TASK TO COMPLETE => Could the lines from the start of the data through the line with "const colors = ['#1f5f8b', '#ea7b35', '#1f7a34'];" be set down exactly, with no pictures among them?

Lines of data:
——
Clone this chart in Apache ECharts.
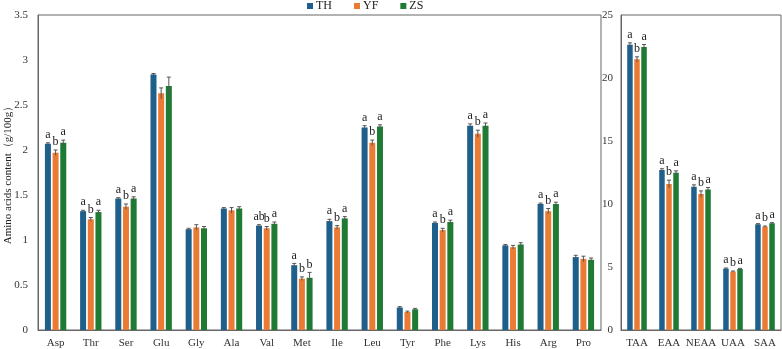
<!DOCTYPE html>
<html>
<head>
<meta charset="utf-8">
<script src="https://cdn.jsdelivr.net/npm/echarts@6/dist/echarts.min.js"></script>
<style>
  html, body { margin: 0; padding: 0; background: #fff; }
  #main { width: 782px; height: 349px; }
</style>
</head>
<body>
<div id="main"></div>
<script>
const FONT = '"Liberation Serif", "Times New Roman", serif';
const seriesNames = ['TH', 'YF', 'ZS'];
const colors = ['#1f5f8b', '#ea7b35', '#1f7a34'];

// left panel: individual amino acids (g/100g)
const aminoAcids = ['Asp', 'Thr', 'Ser', 'Glu', 'Gly', 'Ala', 'Val', 'Met', 'Ile', 'Leu', 'Tyr', 'Phe', 'Lys', 'His', 'Arg', 'Pro'];
const thVals = [2.07, 1.32, 1.46, 2.84, 1.12, 1.35, 1.16, 0.72, 1.21, 2.25, 0.25, 1.19, 2.27, 0.94, 1.40, 0.81];
const yfVals = [1.97, 1.23, 1.37, 2.63, 1.14, 1.33, 1.13, 0.57, 1.14, 2.08, 0.20, 1.11, 2.18, 0.92, 1.32, 0.79];
const zsVals = [2.08, 1.31, 1.46, 2.71, 1.13, 1.35, 1.18, 0.58, 1.24, 2.26, 0.23, 1.20, 2.27, 0.95, 1.40, 0.78];
const thErr = [0.01, 0.01, 0.01, 0.01, 0.01, 0.01, 0.01, 0.02, 0.02, 0.02, 0.01, 0.01, 0.02, 0.01, 0.01, 0.02];
const yfErr = [0.03, 0.02, 0.03, 0.06, 0.03, 0.03, 0.02, 0.02, 0.02, 0.03, 0.01, 0.02, 0.04, 0.02, 0.03, 0.03];
const zsErr = [0.03, 0.02, 0.02, 0.10, 0.02, 0.02, 0.02, 0.06, 0.02, 0.02, 0.01, 0.02, 0.03, 0.02, 0.02, 0.02];
const thSig = ['a', 'a', 'a', '', '', '', 'ab', 'a', 'a', 'a', '', 'a', 'a', '', 'a', ''];
const yfSig = ['b', 'b', 'b', '', '', '', 'b', 'b', 'b', 'b', '', 'b', 'b', '', 'b', ''];
const zsSig = ['a', 'a', 'a', '', '', '', 'a', 'b', 'a', 'a', '', 'a', 'a', '', 'a', ''];

// right panel: totals (g/100g)
const groups = ['TAA', 'EAA', 'NEAA', 'UAA', 'SAA'];
const thTot = [22.64, 12.70, 11.37, 4.87, 8.39];
const yfTot = [21.48, 11.59, 10.79, 4.63, 8.20];
const zsTot = [22.46, 12.48, 11.16, 4.84, 8.47];
const thTotErr = [0.15, 0.10, 0.15, 0.05, 0.05];
const yfTotErr = [0.20, 0.30, 0.25, 0.05, 0.05];
const zsTotErr = [0.20, 0.15, 0.15, 0.05, 0.05];
const thTotSig = ['a', 'a', 'a', 'a', 'a'];
const yfTotSig = ['b', 'b', 'b', 'b', 'b'];
const zsTotSig = ['a', 'a', 'a', 'a', 'a'];

const chart = echarts.init(document.getElementById('main'));

// error bar + significance letter, shifted to sit over bar k of the group
function errSeries(name, axisIdx, vals, errs, sigs, k, barW, gapPx) {
  return {
    type: 'custom',
    name: name,
    xAxisIndex: axisIdx,
    yAxisIndex: axisIdx,
    z: 5,
    silent: true,
    data: vals.map((v, i) => [i, v, errs[i]]),
    renderItem: function (params, api) {
      const i = api.value(0), v = api.value(1), e = api.value(2);
      const sig = sigs[i];
      const off = (k - 1) * (barW + gapPx);
      const top = api.coord([i, v + e]);
      const bot = api.coord([i, v - e]);
      const x = top[0] + off;
      const st = { stroke: '#555', lineWidth: 1 };
      const children = [
        { type: 'line', shape: { x1: x, y1: top[1], x2: x, y2: bot[1] }, style: st },
        { type: 'line', shape: { x1: x - 2, y1: top[1], x2: x + 2, y2: top[1] }, style: st }
      ];
      if (sig) {
        children.push({
          type: 'text',
          style: { text: sig, x: x, y: top[1] - 2, align: 'center', verticalAlign: 'bottom',
                   font: '12px ' + FONT, fill: '#222' }
        });
      }
      return { type: 'group', children: children };
    }
  };
}

function barSeries(name, axisIdx, vals, k, barW) {
  return {
    type: 'bar',
    name: name,
    xAxisIndex: axisIdx,
    yAxisIndex: axisIdx,
    data: vals,
    barWidth: barW,
    barGap: '28%',
    itemStyle: { color: colors[k] }
  };
}

const axisLabelStyle = { color: '#333', fontFamily: FONT, fontSize: 11 };

const option = {
  animation: false,
  textStyle: { fontFamily: FONT },
  legend: {
    data: seriesNames,
    top: 0,
    left: 302,
    padding: [0, 5],
    icon: 'rect',
    itemWidth: 6,
    itemHeight: 6,
    itemGap: 22,
    textStyle: { fontFamily: FONT, fontSize: 12, color: '#222', padding: [0, 0, 0, -2] }
  },
  grid: [
    { left: 38, right: 181, top: 15, bottom: 19, outerBoundsMode: 'none', containLabel: false,
      show: true, borderColor: '#666', borderWidth: 1 },
    { left: 621, right: 1, top: 15, bottom: 19, outerBoundsMode: 'none', containLabel: false,
      show: true, borderColor: '#666', borderWidth: 1 }
  ],
  xAxis: [
    { type: 'category', gridIndex: 0, data: aminoAcids,
      axisTick: { show: false }, axisLine: { lineStyle: { color: '#666' } },
      axisLabel: Object.assign({ margin: 8, interval: 0 }, axisLabelStyle) },
    { type: 'category', gridIndex: 1, data: groups,
      axisTick: { show: false }, axisLine: { lineStyle: { color: '#666' } },
      axisLabel: Object.assign({ margin: 8, interval: 0 }, axisLabelStyle) }
  ],
  yAxis: [
    { type: 'value', gridIndex: 0, min: 0, max: 3.5, interval: 0.5,
      name: 'Amino acids content（g/100g）', nameLocation: 'middle', nameGap: 24,
      nameMoveOverlap: false,
      nameTextStyle: { fontFamily: FONT, fontSize: 11, color: '#222' },
      splitLine: { show: false }, axisTick: { show: false },
      axisLine: { show: true, lineStyle: { color: '#666' } },
      axisLabel: Object.assign({ margin: 10 }, axisLabelStyle) },
    { type: 'value', gridIndex: 1, min: 0, max: 25, interval: 5,
      splitLine: { show: false }, axisTick: { show: false },
      axisLine: { show: true, lineStyle: { color: '#666' } },
      axisLabel: Object.assign({ margin: 8 }, axisLabelStyle) }
  ],
  series: [
    barSeries('TH', 0, thVals, 0, 6),
    barSeries('YF', 0, yfVals, 1, 6),
    barSeries('ZS', 0, zsVals, 2, 6),
    barSeries('TH', 1, thTot, 0, 5.5),
    barSeries('YF', 1, yfTot, 1, 5.5),
    barSeries('ZS', 1, zsTot, 2, 5.5),
    errSeries('TH', 0, thVals, thErr, thSig, 0, 6, 6 * 0.28),
    errSeries('YF', 0, yfVals, yfErr, yfSig, 1, 6, 6 * 0.28),
    errSeries('ZS', 0, zsVals, zsErr, zsSig, 2, 6, 6 * 0.28),
    errSeries('TH', 1, thTot, thTotErr, thTotSig, 0, 5.5, 5.5 * 0.28),
    errSeries('YF', 1, yfTot, yfTotErr, yfTotSig, 1, 5.5, 5.5 * 0.28),
    errSeries('ZS', 1, zsTot, zsTotErr, zsTotSig, 2, 5.5, 5.5 * 0.28)
  ]
};

chart.setOption(option);
</script>
</body>
</html>
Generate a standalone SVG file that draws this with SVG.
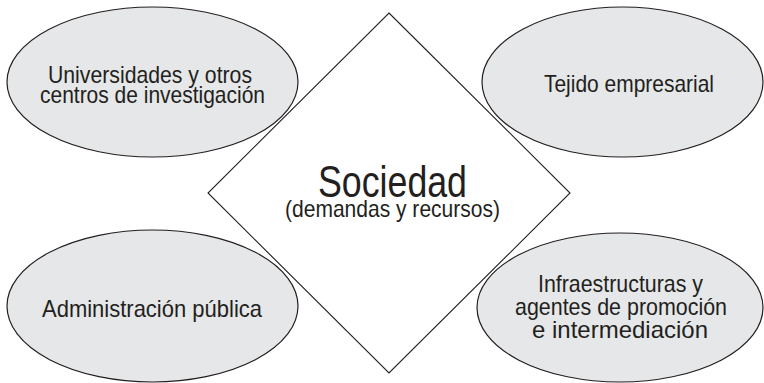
<svg xmlns="http://www.w3.org/2000/svg" width="764" height="383" viewBox="0 0 764 383">
<style>
.bg{fill:#ffffff}
.ell{fill:#e6e7e8;stroke:#231f20;stroke-width:1.2}
.dia{fill:#ffffff;stroke:#231f20;stroke-width:1.1}
.t{font-family:"Liberation Sans",Arial,sans-serif;font-size:24px;fill:#231f20;text-anchor:middle}
.big{font-size:44px}
</style>
<rect class="bg" x="0" y="0" width="764" height="383"/>
<g id="sociedad">
<polygon class="dia" points="389,13 570,193 389,373 208,193"/>
<text class="t big" x="392.5" y="197" textLength="149" lengthAdjust="spacingAndGlyphs">Sociedad</text>
<text class="t" x="392.5" y="217" textLength="215" lengthAdjust="spacingAndGlyphs">(demandas y recursos)</text>
</g>
<g id="universidades">
<ellipse class="ell" cx="152.5" cy="82" rx="145.5" ry="75"/>
<text class="t" x="150" y="82.5" textLength="204" lengthAdjust="spacingAndGlyphs">Universidades y otros</text>
<text class="t" x="152.5" y="103" textLength="225" lengthAdjust="spacingAndGlyphs">centros de investigación</text>
</g>
<g id="tejido">
<ellipse class="ell" cx="622.5" cy="82" rx="140.5" ry="75"/>
<text class="t" x="629" y="92" textLength="170" lengthAdjust="spacingAndGlyphs">Tejido empresarial</text>
</g>
<g id="administracion">
<ellipse class="ell" cx="152.5" cy="306" rx="145.5" ry="76"/>
<text class="t" x="152" y="317" textLength="220" lengthAdjust="spacingAndGlyphs">Administración pública</text>
</g>
<g id="infraestructuras">
<ellipse class="ell" cx="620" cy="307.5" rx="143" ry="74.5"/>
<text class="t" x="620.5" y="292" textLength="165" lengthAdjust="spacingAndGlyphs">Infraestructuras y</text>
<text class="t" x="621" y="315" textLength="212" lengthAdjust="spacingAndGlyphs">agentes de promoción</text>
<text class="t" x="620" y="338" textLength="176" lengthAdjust="spacingAndGlyphs">e intermediación</text>
</g>
<g id="connectors"></g>
</svg>
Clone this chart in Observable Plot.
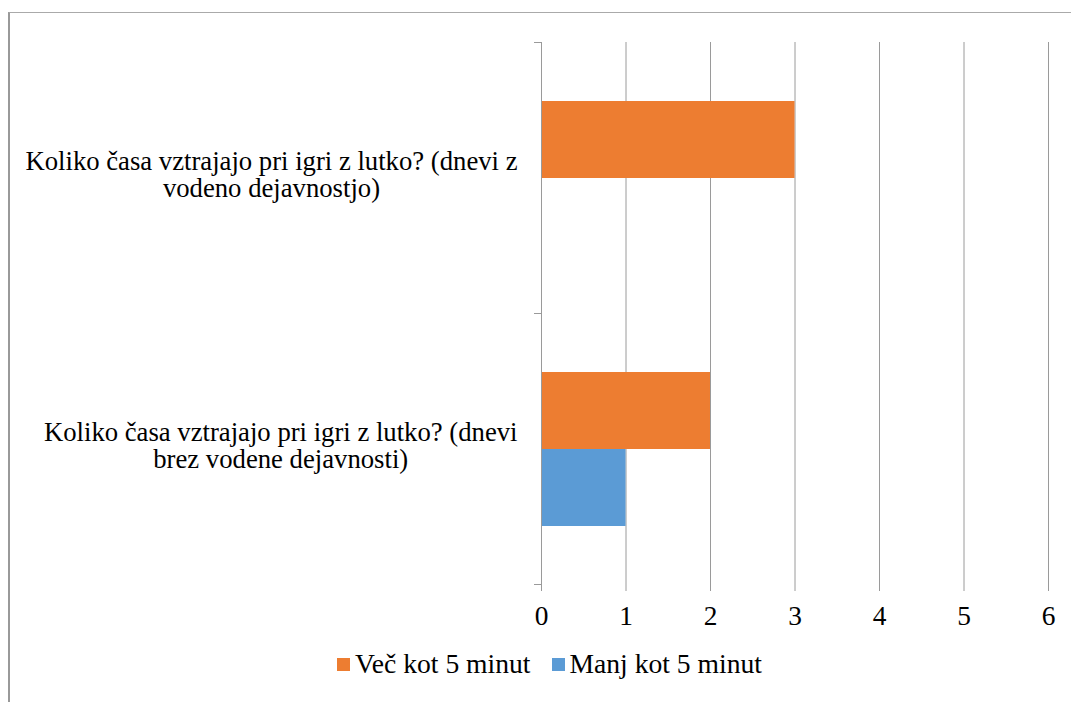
<!DOCTYPE html>
<html>
<head>
<meta charset="utf-8">
<script src="https://cdn.jsdelivr.net/npm/d3@7"></script>
<script src="https://cdn.jsdelivr.net/npm/@observablehq/plot@0.6"></script>
<style>
  html, body { margin: 0; padding: 0; background: #fff; }
  #wrap { position: relative; width: 1071px; height: 702px; overflow: hidden; }
  #border { position: absolute; left: 8px; top: 12px; width: 1200px; height: 800px; border-top: 1px solid #aaa; border-left: 2px solid #999; box-sizing: border-box; }
  #chart { position: absolute; left: 0; top: 0; }
  #legend { position: absolute; left: 337px; top: 648px; display: flex; align-items: center; font-size: 27.6px; color: #000; white-space: nowrap; }
  .item { display: flex; align-items: center; margin-right: 21px; }
  .sw { width: 13px; height: 13px; margin-right: 5px; }
</style>
</head>
<body>
<div id="wrap">
  <div id="border"></div>
  <div id="chart"></div>
  <div id="legend"></div>
</div>
<script>
const categories = [
  "Koliko časa vztrajajo pri igri z lutko? (dnevi z vodeno dejavnostjo)",
  "Koliko časa vztrajajo pri igri z lutko? (dnevi brez vodene dejavnosti)"
];
const series = ["Več kot 5 minut", "Manj kot 5 minut"];
const vecValues = [3, 2];
const manjValues = [0, 1];
const colors = ["#ED7D31", "#5B9BD5"];
const xTicks = [0, 1, 2, 3, 4, 5, 6];

const data = categories.flatMap((c, i) => [
  {category: c, series: series[0], value: vecValues[i]},
  {category: c, series: series[1], value: manjValues[i]}
]);

const FAMILY = '"Liberation Serif", serif';
const FS = 27.4;
const LFS = 26.7;
const ctx = document.createElement("canvas").getContext("2d");
ctx.font = LFS + "px " + FAMILY;
function wrapLines(text, maxW = 508) {
  const words = text.split(" ");
  const lines = [];
  let cur = "";
  for (const w of words) {
    const t = cur ? cur + " " + w : w;
    if (ctx.measureText(t).width > maxW && cur) { lines.push(cur); cur = w; }
    else cur = t;
  }
  if (cur) lines.push(cur);
  return lines;
}
const wrap = (t) => wrapLines(t).join("\n");
const blockWidth = (t) => Math.max(...wrapLines(t).map(l => ctx.measureText(l).width));

const W = 1071, H = 640, mT = 42, mB = 56, mL = 541, mR = 23;
const step = (H - mT - mB) / categories.length;
const axisGray = "#9a9a9a";
const labelGap = 24;

const chart = Plot.plot({
  width: W, height: H,
  marginLeft: mL, marginRight: mR, marginTop: mT, marginBottom: mB,
  style: {fontFamily: FAMILY, fontSize: FS + "px", background: "transparent", overflow: "visible"},
  x: {domain: [0, 6]},
  y: {domain: series, axis: null, paddingInner: 0, paddingOuter: 0.75},
  fy: {domain: categories, padding: 0, axis: null},
  color: {domain: series, range: colors},
  marks: [
    Plot.gridX({ticks: xTicks, stroke: axisGray, strokeOpacity: 1, strokeWidth: 1}),
    Plot.barX(data, {x: "value", y: "series", fy: "category", fill: "series"}),
    Plot.ruleX([0], {stroke: axisGray}),
    Plot.axisX({ticks: xTicks, tickFormat: d => String(d), tickSize: 7, tickPadding: 14, stroke: axisGray, fill: "black", line: true, label: null}),
    ...categories.map(c => Plot.text([c], {
      fy: d => d, text: wrap, frameAnchor: "left", textAnchor: "middle",
      dx: -(labelGap + blockWidth(c) / 2), dy: -3, lineHeight: 1.02, fontSize: LFS, fill: "black"
    })),
    Plot.axisFy({anchor: "left", tickSize: 7, tickFormat: () => "", dy: -step / 2, stroke: axisGray, label: null}),
    Plot.axisFy({ticks: [categories[categories.length - 1]], anchor: "left", tickSize: 7, tickFormat: () => "", dy: step / 2, stroke: axisGray, label: null})
  ]
});
chart.style.fontFamily = FAMILY;
document.getElementById("chart").appendChild(chart);

const legend = document.getElementById("legend");
legend.style.fontFamily = FAMILY;
series.forEach((s, i) => {
  const item = document.createElement("div");
  item.className = "item";
  const sw = document.createElement("div");
  sw.className = "sw";
  sw.style.background = colors[i];
  const label = document.createElement("span");
  label.textContent = s;
  item.appendChild(sw);
  item.appendChild(label);
  legend.appendChild(item);
});
</script>
</body>
</html>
——
COMPLETE OUTPUT =>
Clone this chart in Apache ECharts.
<!DOCTYPE html>
<html>
<head>
<meta charset="utf-8">
<script src="https://cdn.jsdelivr.net/npm/echarts@6/dist/echarts.min.js"></script>
<style>
  html, body { margin: 0; padding: 0; background: #fff; }
  #main { width: 782px; height: 349px; }
</style>
</head>
<body>
<div id="main"></div>
<script>
const FONT = '"Liberation Serif", "Times New Roman", serif';
const seriesNames = ['TH', 'YF', 'ZS'];
const colors = ['#1f5f8b', '#ea7b35', '#1f7a34'];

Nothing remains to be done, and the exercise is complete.